WORK INSTRUCTIONS. Copy exactly the lines from the beginning of the data down to and including the line holding "minimum height=54pt] (ps)", without any pictures.

SOURCE MATERIAL.
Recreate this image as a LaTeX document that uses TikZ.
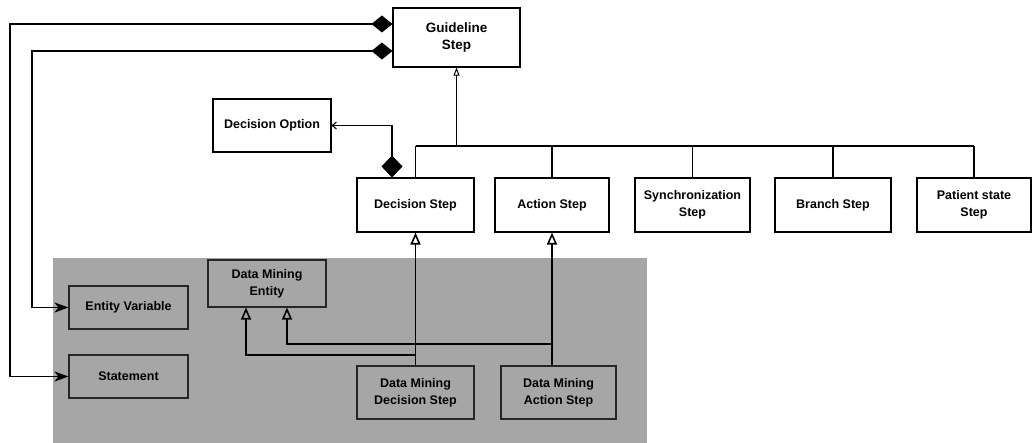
\documentclass[tikz,border=0pt]{standalone}
\usepackage{fontspec}
\setmainfont{Liberation Sans}
\usetikzlibrary{arrows.meta}
\definecolor{dmgray}{gray}{0.65}
\begin{document}
\begin{tikzpicture}[x=1pt,y=-1pt,
  cls/.style={draw=black, line width=1.1pt, fill=white, align=center,
    font=\fontsize{12.5}{17}\selectfont\bfseries, inner sep=0pt},
  dmcls/.style={cls, draw=black!85, fill=dmgray},
  conn/.style={line width=1.1pt},
  compnav/.style={conn, {Diamond[length=21pt,width=17pt]}-{Stealth[length=14pt,width=10pt,inset=4pt]}},
  compnavsmall/.style={conn, {Diamond[length=22pt,width=21pt]}-{Straight Barb[length=4pt,width=7pt]}},
  gen/.style={conn, -{Triangle[open,length=12pt,width=10pt,line width=1.6pt]}},
  gensmall/.style={conn, -{Triangle[open,length=8pt,width=6pt,line width=1pt]}}
]
\useasboundingbox (0,0) rectangle (1035,443);
\fill[white] (0,0) rectangle (1035,443);

% shaded data mining extension
\fill[dmgray] (53,258) rectangle (647,443);

% GLIF guideline step classes
\node[cls, minimum width=127pt, minimum height=59pt, font=\fontsize{13.5}{17}\selectfont\bfseries]
  (gs) at (456.5,37.5) {Guideline\\Step};
\node[cls, minimum width=118pt, minimum height=53pt] (dopt) at (272,125.5) {Decision Option};
\node[cls, minimum width=117pt, minimum height=54pt] (ds) at (415.5,205) {Decision Step};
\node[cls, minimum width=114pt, minimum height=54pt] (as) at (552,205) {Action Step};
\node[cls, minimum width=115pt, minimum height=54pt] (sy) at (692.5,205) {Synchronization\\Step};
\node[cls, minimum width=116pt, minimum height=54pt] (br) at (833,205) {Branch Step};
\node[cls, minimum width=114pt, minimum height=54pt] (ps) at (974,205) {Patient state\\Step};

% data mining classes
\node[dmcls, minimum width=118pt, minimum height=47pt] (dme) at (267,283.5) {Data Mining\\Entity};
\node[dmcls, minimum width=119pt, minimum height=43pt] (ev) at (128.5,307.5) {Entity Variable};
\node[dmcls, minimum width=119pt, minimum height=43pt] (st) at (128.5,376.5) {Statement};
\node[dmcls, minimum width=117pt, minimum height=53pt] (dmds) at (415.5,392.5) {Data Mining\\Decision Step};
\node[dmcls, minimum width=115pt, minimum height=53pt] (dmas) at (558.5,392.5) {Data Mining\\Action Step};

% compositions of the guideline step
\draw[compnav] (gs.west |- 0,24) -- (10,24) |- (st.west);
\draw[compnav] (gs.west |- 0,51) -- (32,51) |- (ev.west);
\draw[compnavsmall] (ds.north -| 392,0) |- (dopt.east);

% step subclasses of the guideline step
\draw[gensmall] (gs.south |- 0,146) -- (gs.south);
\draw[conn] (ds.north |- 0,146) -- (ps.north |- 0,146);
\foreach \n in {ds,as,sy,br,ps}
  \draw[conn] (\n.north) -- (\n.north |- 0,146);

% data mining step generalisations
\draw[gen] (ds.south |- dmds.north) -- (ds.south);
\draw[gen] (ds.south |- 0,355) -| (dme.south -| 246,0);
\draw[gen] (as.south |- dmas.north) -- (as.south);
\draw[gen] (as.south |- 0,344) -| (dme.south -| 287,0);
\end{tikzpicture}
\end{document}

TASK ANSWER.
Recreate this image as a LaTeX document that uses TikZ.
\documentclass[tikz,border=0pt]{standalone}
\usepackage{fontspec}
\setmainfont{Liberation Sans}
\usetikzlibrary{arrows.meta}
\definecolor{dmgray}{gray}{0.65}
\begin{document}
\begin{tikzpicture}[x=1pt,y=-1pt,
  cls/.style={draw=black, line width=1.1pt, fill=white, align=center,
    font=\fontsize{12.5}{17}\selectfont\bfseries, inner sep=0pt},
  dmcls/.style={cls, draw=black!85, fill=dmgray},
  conn/.style={line width=1.1pt},
  compnav/.style={conn, {Diamond[length=21pt,width=17pt]}-{Stealth[length=14pt,width=10pt,inset=4pt]}},
  compnavsmall/.style={conn, {Diamond[length=22pt,width=21pt]}-{Straight Barb[length=4pt,width=7pt]}},
  gen/.style={conn, -{Triangle[open,length=12pt,width=10pt,line width=1.6pt]}},
  gensmall/.style={conn, -{Triangle[open,length=8pt,width=6pt,line width=1pt]}}
]
\useasboundingbox (0,0) rectangle (1035,443);
\fill[white] (0,0) rectangle (1035,443);

% shaded data mining extension
\fill[dmgray] (53,258) rectangle (647,443);

% GLIF guideline step classes
\node[cls, minimum width=127pt, minimum height=59pt, font=\fontsize{13.5}{17}\selectfont\bfseries]
  (gs) at (456.5,37.5) {Guideline\\Step};
\node[cls, minimum width=118pt, minimum height=53pt] (dopt) at (272,125.5) {Decision Option};
\node[cls, minimum width=117pt, minimum height=54pt] (ds) at (415.5,205) {Decision Step};
\node[cls, minimum width=114pt, minimum height=54pt] (as) at (552,205) {Action Step};
\node[cls, minimum width=115pt, minimum height=54pt] (sy) at (692.5,205) {Synchronization\\Step};
\node[cls, minimum width=116pt, minimum height=54pt] (br) at (833,205) {Branch Step};
\node[cls, minimum width=114pt, minimum height=54pt] (ps) at (974,205) {Patient state\\Step};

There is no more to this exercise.